**What you should do**.
Return exactly, please, the lines that run from the line with "Write a Python" to the line with "from matplotlib.patches import Rectangle", ends included, and omit all pictures.

** start Task material **

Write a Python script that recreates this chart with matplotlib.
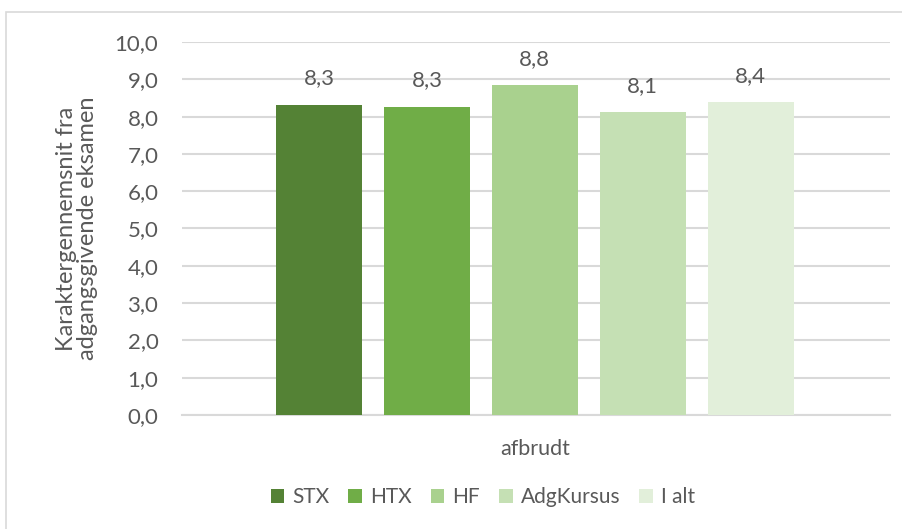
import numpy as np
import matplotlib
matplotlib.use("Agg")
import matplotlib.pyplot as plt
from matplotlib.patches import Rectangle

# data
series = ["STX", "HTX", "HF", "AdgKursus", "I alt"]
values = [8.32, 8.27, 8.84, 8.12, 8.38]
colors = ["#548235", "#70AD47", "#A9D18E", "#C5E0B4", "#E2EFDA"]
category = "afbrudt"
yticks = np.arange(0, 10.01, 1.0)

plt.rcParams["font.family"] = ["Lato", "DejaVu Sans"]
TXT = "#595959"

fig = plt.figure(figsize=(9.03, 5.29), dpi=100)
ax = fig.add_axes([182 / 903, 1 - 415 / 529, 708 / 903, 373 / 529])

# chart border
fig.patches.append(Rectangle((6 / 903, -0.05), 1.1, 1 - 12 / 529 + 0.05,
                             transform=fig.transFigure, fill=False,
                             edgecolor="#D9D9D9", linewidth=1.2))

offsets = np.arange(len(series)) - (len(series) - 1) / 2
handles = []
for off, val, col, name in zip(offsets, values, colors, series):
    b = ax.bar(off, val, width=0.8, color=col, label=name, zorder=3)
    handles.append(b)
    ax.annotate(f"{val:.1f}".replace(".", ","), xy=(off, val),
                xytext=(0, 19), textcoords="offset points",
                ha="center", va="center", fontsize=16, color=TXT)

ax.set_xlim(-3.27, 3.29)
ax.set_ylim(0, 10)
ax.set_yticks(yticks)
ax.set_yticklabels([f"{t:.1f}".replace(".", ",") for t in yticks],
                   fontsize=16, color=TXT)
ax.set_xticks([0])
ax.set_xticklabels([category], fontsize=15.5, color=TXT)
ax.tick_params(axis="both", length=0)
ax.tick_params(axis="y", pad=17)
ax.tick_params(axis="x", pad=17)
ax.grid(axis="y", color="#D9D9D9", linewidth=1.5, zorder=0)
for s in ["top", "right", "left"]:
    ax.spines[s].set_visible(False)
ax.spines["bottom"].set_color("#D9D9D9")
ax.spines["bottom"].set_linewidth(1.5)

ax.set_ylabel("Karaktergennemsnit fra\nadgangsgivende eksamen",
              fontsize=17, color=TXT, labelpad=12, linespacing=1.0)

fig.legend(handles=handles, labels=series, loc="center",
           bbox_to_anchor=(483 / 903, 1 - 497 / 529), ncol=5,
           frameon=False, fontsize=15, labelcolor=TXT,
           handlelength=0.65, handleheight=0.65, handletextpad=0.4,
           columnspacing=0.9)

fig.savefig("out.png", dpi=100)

** end Task material **
** start Task material **

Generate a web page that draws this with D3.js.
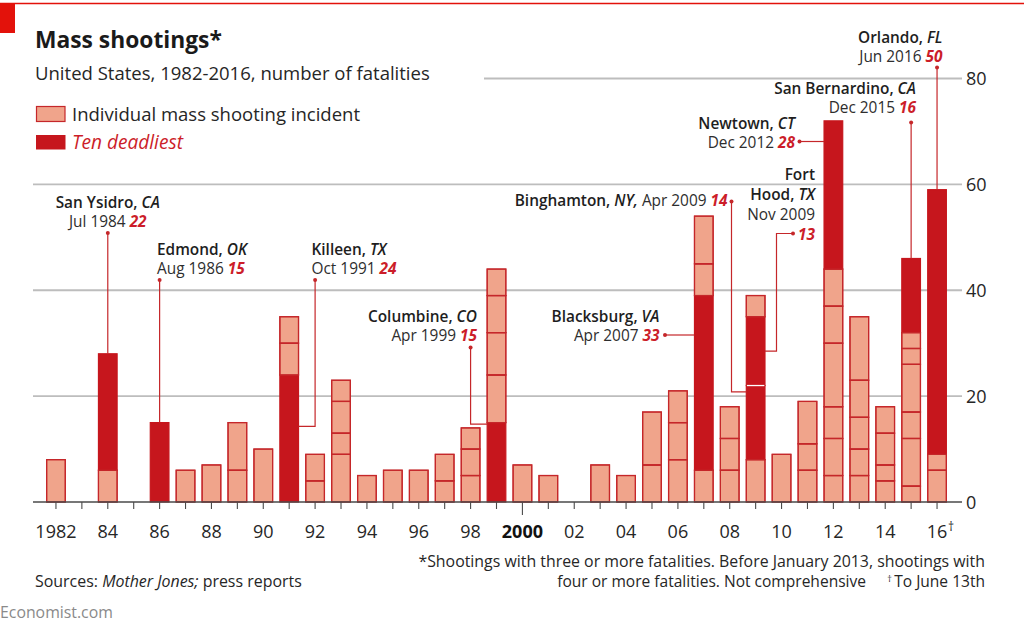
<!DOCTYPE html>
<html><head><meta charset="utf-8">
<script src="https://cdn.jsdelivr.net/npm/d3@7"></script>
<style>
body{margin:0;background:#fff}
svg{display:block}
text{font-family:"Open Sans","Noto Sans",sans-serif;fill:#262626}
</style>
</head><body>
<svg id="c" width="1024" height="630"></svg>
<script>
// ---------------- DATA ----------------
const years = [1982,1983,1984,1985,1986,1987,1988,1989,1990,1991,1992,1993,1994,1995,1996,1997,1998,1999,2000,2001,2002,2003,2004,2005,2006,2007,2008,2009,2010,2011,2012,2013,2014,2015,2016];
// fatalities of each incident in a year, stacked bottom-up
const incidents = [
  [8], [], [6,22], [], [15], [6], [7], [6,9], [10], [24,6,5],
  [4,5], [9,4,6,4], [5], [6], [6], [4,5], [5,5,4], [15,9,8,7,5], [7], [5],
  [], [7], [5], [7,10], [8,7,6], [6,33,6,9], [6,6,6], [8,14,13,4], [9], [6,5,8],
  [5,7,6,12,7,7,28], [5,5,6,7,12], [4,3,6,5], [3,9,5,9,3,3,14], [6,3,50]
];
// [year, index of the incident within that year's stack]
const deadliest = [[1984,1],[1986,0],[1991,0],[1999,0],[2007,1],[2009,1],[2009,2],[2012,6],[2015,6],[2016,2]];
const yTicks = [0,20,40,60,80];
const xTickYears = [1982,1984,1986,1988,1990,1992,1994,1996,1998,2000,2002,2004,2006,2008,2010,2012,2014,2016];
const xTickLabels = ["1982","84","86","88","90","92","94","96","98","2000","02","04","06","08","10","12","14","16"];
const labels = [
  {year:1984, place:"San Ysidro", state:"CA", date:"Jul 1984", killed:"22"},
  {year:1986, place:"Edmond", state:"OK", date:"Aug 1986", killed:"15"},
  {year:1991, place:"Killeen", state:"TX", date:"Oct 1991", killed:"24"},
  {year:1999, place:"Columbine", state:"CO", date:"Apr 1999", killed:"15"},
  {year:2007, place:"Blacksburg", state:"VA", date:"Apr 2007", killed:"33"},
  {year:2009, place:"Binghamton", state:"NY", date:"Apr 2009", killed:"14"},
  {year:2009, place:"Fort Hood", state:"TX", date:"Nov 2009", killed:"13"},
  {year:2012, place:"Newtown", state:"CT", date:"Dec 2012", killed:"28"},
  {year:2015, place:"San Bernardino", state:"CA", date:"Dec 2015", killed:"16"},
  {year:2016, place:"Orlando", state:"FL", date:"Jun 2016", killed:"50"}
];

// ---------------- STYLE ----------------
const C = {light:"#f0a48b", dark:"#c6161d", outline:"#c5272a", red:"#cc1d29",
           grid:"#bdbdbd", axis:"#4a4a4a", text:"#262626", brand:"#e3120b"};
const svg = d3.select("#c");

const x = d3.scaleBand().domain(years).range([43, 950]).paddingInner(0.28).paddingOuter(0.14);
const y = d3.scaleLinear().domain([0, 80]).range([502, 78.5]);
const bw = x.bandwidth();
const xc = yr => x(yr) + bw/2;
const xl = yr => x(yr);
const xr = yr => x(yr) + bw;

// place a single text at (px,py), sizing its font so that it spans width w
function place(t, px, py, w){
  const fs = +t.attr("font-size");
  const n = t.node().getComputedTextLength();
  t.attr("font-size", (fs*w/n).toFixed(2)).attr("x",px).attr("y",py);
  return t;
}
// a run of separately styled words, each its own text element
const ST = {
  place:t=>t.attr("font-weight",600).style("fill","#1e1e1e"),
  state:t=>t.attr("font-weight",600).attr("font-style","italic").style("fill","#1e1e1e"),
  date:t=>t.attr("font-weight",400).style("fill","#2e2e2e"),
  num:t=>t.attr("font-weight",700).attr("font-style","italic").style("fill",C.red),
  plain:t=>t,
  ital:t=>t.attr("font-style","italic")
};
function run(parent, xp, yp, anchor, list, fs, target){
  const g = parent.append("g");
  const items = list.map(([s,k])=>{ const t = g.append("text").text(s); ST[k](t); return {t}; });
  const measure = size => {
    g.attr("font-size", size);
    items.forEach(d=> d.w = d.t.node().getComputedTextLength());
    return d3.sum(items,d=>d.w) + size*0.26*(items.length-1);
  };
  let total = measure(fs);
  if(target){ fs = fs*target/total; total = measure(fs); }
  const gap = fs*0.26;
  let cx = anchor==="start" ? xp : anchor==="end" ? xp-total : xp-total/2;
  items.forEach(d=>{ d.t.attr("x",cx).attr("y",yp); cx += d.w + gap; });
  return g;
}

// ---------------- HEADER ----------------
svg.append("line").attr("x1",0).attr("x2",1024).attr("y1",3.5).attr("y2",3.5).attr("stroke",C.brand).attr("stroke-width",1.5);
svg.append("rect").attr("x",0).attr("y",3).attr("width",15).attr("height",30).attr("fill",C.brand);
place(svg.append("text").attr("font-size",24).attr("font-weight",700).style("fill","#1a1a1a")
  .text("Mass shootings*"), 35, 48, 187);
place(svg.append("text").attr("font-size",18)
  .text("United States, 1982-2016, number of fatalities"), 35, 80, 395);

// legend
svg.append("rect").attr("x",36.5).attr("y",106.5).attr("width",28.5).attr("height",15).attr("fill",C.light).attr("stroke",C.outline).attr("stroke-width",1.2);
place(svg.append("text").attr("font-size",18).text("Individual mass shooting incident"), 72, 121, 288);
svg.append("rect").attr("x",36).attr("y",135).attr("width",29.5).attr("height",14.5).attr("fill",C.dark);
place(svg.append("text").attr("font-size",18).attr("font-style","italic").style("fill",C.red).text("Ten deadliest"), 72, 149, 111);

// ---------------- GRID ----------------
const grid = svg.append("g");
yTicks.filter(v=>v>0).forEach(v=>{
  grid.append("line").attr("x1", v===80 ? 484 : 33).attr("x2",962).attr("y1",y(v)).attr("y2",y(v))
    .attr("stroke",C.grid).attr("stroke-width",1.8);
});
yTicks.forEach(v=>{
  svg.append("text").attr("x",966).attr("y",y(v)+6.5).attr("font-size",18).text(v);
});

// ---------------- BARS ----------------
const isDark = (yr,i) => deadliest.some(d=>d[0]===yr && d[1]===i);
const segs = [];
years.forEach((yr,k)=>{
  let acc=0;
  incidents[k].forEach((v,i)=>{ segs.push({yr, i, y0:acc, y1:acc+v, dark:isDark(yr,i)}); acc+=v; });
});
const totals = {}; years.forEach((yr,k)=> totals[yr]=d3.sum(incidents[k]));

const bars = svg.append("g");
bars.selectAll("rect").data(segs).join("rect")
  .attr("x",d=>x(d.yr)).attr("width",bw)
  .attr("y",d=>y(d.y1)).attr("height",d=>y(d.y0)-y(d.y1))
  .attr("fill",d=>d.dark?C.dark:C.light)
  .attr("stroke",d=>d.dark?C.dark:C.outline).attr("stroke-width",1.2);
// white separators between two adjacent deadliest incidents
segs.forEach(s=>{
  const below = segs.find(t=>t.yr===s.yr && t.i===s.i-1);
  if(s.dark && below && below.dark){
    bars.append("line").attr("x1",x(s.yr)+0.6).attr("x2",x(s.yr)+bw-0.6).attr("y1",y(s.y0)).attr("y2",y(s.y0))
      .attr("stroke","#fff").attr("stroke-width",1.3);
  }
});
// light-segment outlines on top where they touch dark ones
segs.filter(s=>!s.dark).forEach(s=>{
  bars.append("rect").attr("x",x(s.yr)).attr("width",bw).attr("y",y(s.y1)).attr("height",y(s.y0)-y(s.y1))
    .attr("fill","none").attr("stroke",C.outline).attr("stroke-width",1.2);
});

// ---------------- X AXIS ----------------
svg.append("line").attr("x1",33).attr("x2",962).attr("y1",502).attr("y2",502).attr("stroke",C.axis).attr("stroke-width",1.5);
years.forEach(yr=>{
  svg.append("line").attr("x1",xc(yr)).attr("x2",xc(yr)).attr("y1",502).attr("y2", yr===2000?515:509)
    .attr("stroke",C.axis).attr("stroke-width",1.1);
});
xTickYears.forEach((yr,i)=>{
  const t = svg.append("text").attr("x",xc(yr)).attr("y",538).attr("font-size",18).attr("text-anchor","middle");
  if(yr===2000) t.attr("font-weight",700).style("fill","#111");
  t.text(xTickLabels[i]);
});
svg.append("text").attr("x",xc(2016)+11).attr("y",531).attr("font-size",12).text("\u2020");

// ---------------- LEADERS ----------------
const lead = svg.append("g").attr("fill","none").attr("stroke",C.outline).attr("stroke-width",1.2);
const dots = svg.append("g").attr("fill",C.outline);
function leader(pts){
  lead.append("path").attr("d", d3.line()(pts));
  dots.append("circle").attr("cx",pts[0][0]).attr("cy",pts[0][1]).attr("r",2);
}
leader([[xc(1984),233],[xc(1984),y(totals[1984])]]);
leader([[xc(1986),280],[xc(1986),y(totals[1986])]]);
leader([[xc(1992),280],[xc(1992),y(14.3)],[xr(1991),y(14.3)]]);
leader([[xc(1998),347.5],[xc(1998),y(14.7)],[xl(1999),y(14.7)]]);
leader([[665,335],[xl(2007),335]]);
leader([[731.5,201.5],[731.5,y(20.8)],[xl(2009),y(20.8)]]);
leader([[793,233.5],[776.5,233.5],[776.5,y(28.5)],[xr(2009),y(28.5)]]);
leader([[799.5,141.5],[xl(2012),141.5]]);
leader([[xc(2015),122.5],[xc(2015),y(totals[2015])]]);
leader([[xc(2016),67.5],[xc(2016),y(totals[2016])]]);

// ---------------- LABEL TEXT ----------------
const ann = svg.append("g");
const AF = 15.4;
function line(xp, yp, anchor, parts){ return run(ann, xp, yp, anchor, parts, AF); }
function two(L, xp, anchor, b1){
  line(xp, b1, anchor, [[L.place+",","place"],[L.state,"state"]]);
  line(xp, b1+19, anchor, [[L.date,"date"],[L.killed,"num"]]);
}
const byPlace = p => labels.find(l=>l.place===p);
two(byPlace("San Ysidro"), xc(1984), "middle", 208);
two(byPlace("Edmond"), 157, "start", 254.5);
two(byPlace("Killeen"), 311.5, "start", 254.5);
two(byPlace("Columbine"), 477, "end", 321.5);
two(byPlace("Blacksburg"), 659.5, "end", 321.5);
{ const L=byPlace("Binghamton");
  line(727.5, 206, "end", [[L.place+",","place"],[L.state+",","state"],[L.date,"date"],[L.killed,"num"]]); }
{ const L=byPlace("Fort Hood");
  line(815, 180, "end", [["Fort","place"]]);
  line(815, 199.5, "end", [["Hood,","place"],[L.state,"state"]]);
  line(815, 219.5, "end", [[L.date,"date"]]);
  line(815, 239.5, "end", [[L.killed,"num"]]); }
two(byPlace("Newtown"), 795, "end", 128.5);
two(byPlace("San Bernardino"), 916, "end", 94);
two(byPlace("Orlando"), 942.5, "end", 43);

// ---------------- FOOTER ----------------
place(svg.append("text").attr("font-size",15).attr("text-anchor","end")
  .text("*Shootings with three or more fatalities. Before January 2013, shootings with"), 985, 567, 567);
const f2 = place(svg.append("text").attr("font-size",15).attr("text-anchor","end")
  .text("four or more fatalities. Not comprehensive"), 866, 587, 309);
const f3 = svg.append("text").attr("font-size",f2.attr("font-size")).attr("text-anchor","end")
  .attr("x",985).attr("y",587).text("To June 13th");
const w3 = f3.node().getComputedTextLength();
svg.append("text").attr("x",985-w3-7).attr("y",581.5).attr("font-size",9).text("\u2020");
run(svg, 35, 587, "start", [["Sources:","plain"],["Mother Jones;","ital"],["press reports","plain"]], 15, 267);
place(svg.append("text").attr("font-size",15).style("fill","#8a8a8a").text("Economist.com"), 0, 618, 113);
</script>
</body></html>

** end Task material **

**Exercise solution**.
Write a Python script that recreates this chart with matplotlib.
import numpy as np
import matplotlib
matplotlib.use("Agg")
import matplotlib.pyplot as plt
from matplotlib.patches import Rectangle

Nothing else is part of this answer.